Case ID: so2d_380/html/1329-02.html
Source: Caselaw Access Project
Author: {"author": "PER CURIAM.", "license": "Public Domain", "url": "https://static.case.law/"}
Date Created: 2024-08-24T03:29:51.129683

In the Interest of R. L. P., a child, Petitioner, v. Honorable Lawrence L. KORDA, Circuit Judge, Seventeenth Judicial Circuit, Respondent.
    No. 79-1397.
    District Court of Appeal of Florida, Fourth District.
    March 19, 1980.
    
      Alan H. Schreiber, Public Defender, and Steven Michaelson, Asst. Public Defender, Fort Lauderdale, for petitioner.
    Jim Smith, Atty. Gen., Tallahassee, and Glenn H. Mitchell, Asst. Atty. Gen., West Palm Beach, for respondent.
   PER CURIAM.

The petition for writ of prohibition alleges the trial court erred in failing to discharge defendant under the juvenile speedy trial rule and seeks to prohibit the trial court from exercising any further jurisdiction over the defendant.
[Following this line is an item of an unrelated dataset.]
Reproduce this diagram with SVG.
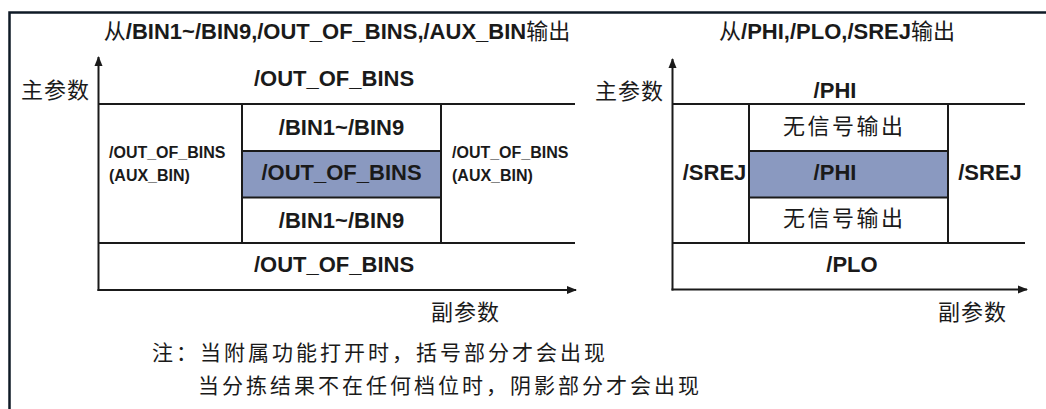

It is uncontro-verted that the juvenile defendant did not have an adjudicatory hearing within the 90-day period defined in Florida Rule of Juvenile Procedure 8.180(a).
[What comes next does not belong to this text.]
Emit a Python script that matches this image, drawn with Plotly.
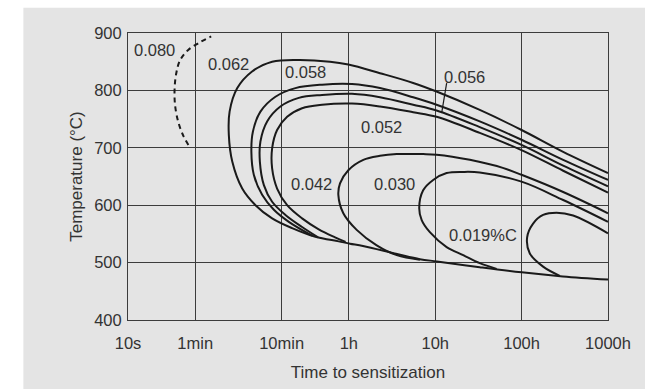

Briefly, the trial court was of the mistaken belief at arraignment that the child had funds to hire his own attorney. On the day of adjudicatory hearing, which was the last day before speedy trial was to run, the child appeared without an attorney. The trial judge then ordered a “defense continuance” to allow time to appoint a lawyer for the child. However, the court did not enter an order specifically extending speedy trial reciting the reasons for the extension as required by Florida Rule of Juvenile Procedure 8.180(c).
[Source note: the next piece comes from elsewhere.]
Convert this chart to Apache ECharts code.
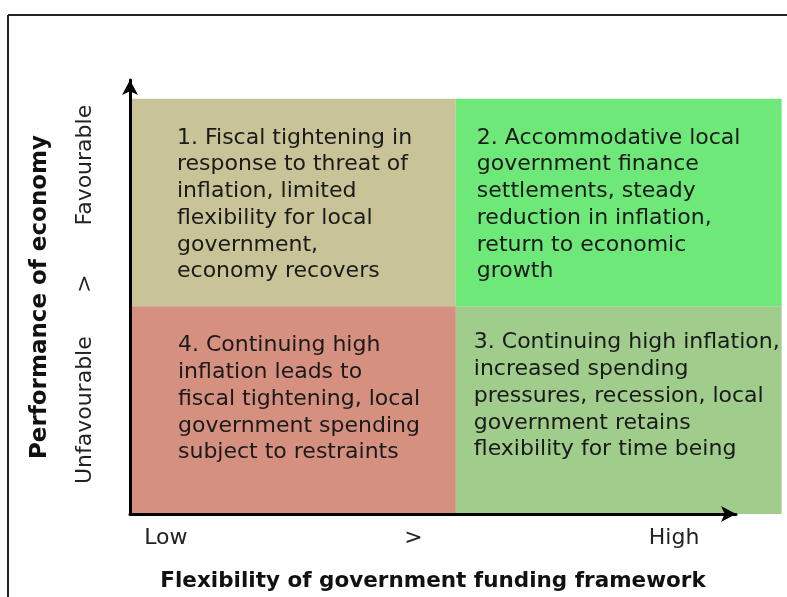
<!DOCTYPE html>
<html>
<head>
<meta charset="utf-8">
<script src="https://cdn.jsdelivr.net/npm/echarts@6/dist/echarts.min.js"></script>
<style>
  html, body { margin: 0; padding: 0; background: #fff; }
  #main { width: 787px; height: 597px; }
</style>
</head>
<body>
<div id="main"></div>
<script>
// 象限范围 (0..2 on both axes)
const quadXStart = [0, 1, 1, 0];
const quadXEnd = [1, 2, 2, 1];
const quadYStart = [1, 1, 0, 0];
const quadYEnd = [2, 2, 1, 1];

// 象限文字
const quadTexts = [
  ['1. Fiscal tightening in', 'response to threat of', 'inflation, limited', 'flexibility for local', 'government,', 'economy recovers'],
  ['2. Accommodative local', 'government finance', 'settlements, steady', 'reduction in inflation,', 'return to economic', 'growth'],
  ['3. Continuing high inflation,', 'increased spending', 'pressures, recession, local', 'government retains', 'flexibility for time being'],
  ['4. Continuing high', 'inflation leads to', 'fiscal tightening, local', 'government spending', 'subject to restraints']
];

// 坐标轴标签
const xTickValues = [0.11, 0.87, 1.67];
const xTickLabels = ['Low', '>', 'High'];
const yTickValues = [0.5, 1.11, 1.68];
const yTickLabels = ['Unfavourable', '>', 'Favourable'];
const xAxisMax = 1.86;
const yAxisMax = 2.09;

// 颜色与文字偏移
const quadColors = ['#c8c497', '#6ee878', '#a0cc8c', '#d69080'];
const textPad = [[47, 26], [21, 26], [18, 23], [48, 26]];

const myChart = echarts.init(document.getElementById('main'));

myChart.setOption({
  animation: false,
  grid: { left: 130, right: 51, top: 80, bottom: 79 },
  xAxis: {
    type: 'value',
    min: 0,
    max: xAxisMax,
    z: 5,
    name: 'Flexibility of government funding framework',
    nameLocation: 'middle',
    nameGap: 56,
    nameTextStyle: { fontFamily: 'DejaVu Sans', fontWeight: 'bold', fontSize: 21.5, color: '#111' },
    // 轴线 + 箭头
    axisLine: { show: true, symbol: ['none', 'arrow'], symbolSize: [12, 15], lineStyle: { color: '#000', width: 3 } },
    axisTick: { show: false },
    splitLine: { show: false },
    axisLabel: {
      customValues: xTickValues,
      formatter: (v) => xTickLabels[xTickValues.indexOf(v)],
      margin: 13,
      fontFamily: 'DejaVu Sans',
      fontSize: 22,
      color: '#222'
    }
  },
  yAxis: {
    type: 'value',
    min: 0,
    max: yAxisMax,
    z: 5,
    name: 'Performance of economy',
    nameLocation: 'middle',
    nameRotate: 90,
    nameGap: 78,
    nameTextStyle: { fontFamily: 'DejaVu Sans', fontWeight: 'bold', fontSize: 23, color: '#111' },
    axisLine: { show: true, symbol: ['none', 'arrow'], symbolSize: [12, 15], lineStyle: { color: '#000', width: 3 } },
    axisTick: { show: false },
    splitLine: { show: false },
    axisLabel: {
      customValues: yTickValues,
      formatter: (v) => yTickLabels[yTickValues.indexOf(v)],
      rotate: 90,
      margin: 34,
      fontFamily: 'DejaVu Sans',
      fontSize: 22,
      color: '#222'
    }
  },
  // 外框
  graphic: [
    { type: 'line', shape: { x1: 8, y1: 15, x2: 8, y2: 597 }, style: { stroke: '#222', lineWidth: 2 } },
    { type: 'line', shape: { x1: 8, y1: 15, x2: 787, y2: 15 }, style: { stroke: '#222', lineWidth: 2 } }
  ],
  series: [{
    type: 'custom',
    clip: false,
    z: 1,
    data: quadXStart.map((x, i) => [x, quadXEnd[i], quadYStart[i], quadYEnd[i]]),
    renderItem: function (params, api) {
      const i = params.dataIndex;
      const p0 = api.coord([api.value(0), api.value(3)]);
      const p1 = api.coord([api.value(1), api.value(2)]);
      return {
        type: 'group',
        children: [{
          type: 'rect',
          shape: { x: p0[0], y: p0[1], width: p1[0] - p0[0], height: p1[1] - p0[1] },
          style: { fill: quadColors[i] }
        }, {
          type: 'text',
          x: p0[0] + textPad[i][0],
          y: p0[1] + textPad[i][1],
          style: {
            text: quadTexts[i].join('\n'),
            fontFamily: 'DejaVu Sans',
            fontSize: 22,
            lineHeight: 26.7,
            fill: '#1a1a1a',
            verticalAlign: 'top'
          }
        }]
      };
    }
  }]
});
</script>
</body>
</html>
As we held in In Interest of J.R.S. v. Hastings, 374 So.2d 559 (Fla. 4th DCA 1979), an oral continuance on the court’s own motion does not extend speedy trial without a finding that the interests of justice will be served by such extension and a recitation of the reasons for such extension as required by Florida Rule of Juvenile Procedure 8.180.

There is no issue concerning the continuous availability of the child for trial or that he was in any way at fault in delaying the adjudicatory hearing. We therefore must grant the child’s petition and remand the case to the trial court with instructions to discharge the child.

PETITION FOR WRIT OF PROHIBITION GRANTED.

LETTS and BERANEK, JJ., and DAUKSCH, JAMES C., Associate Judge, concur.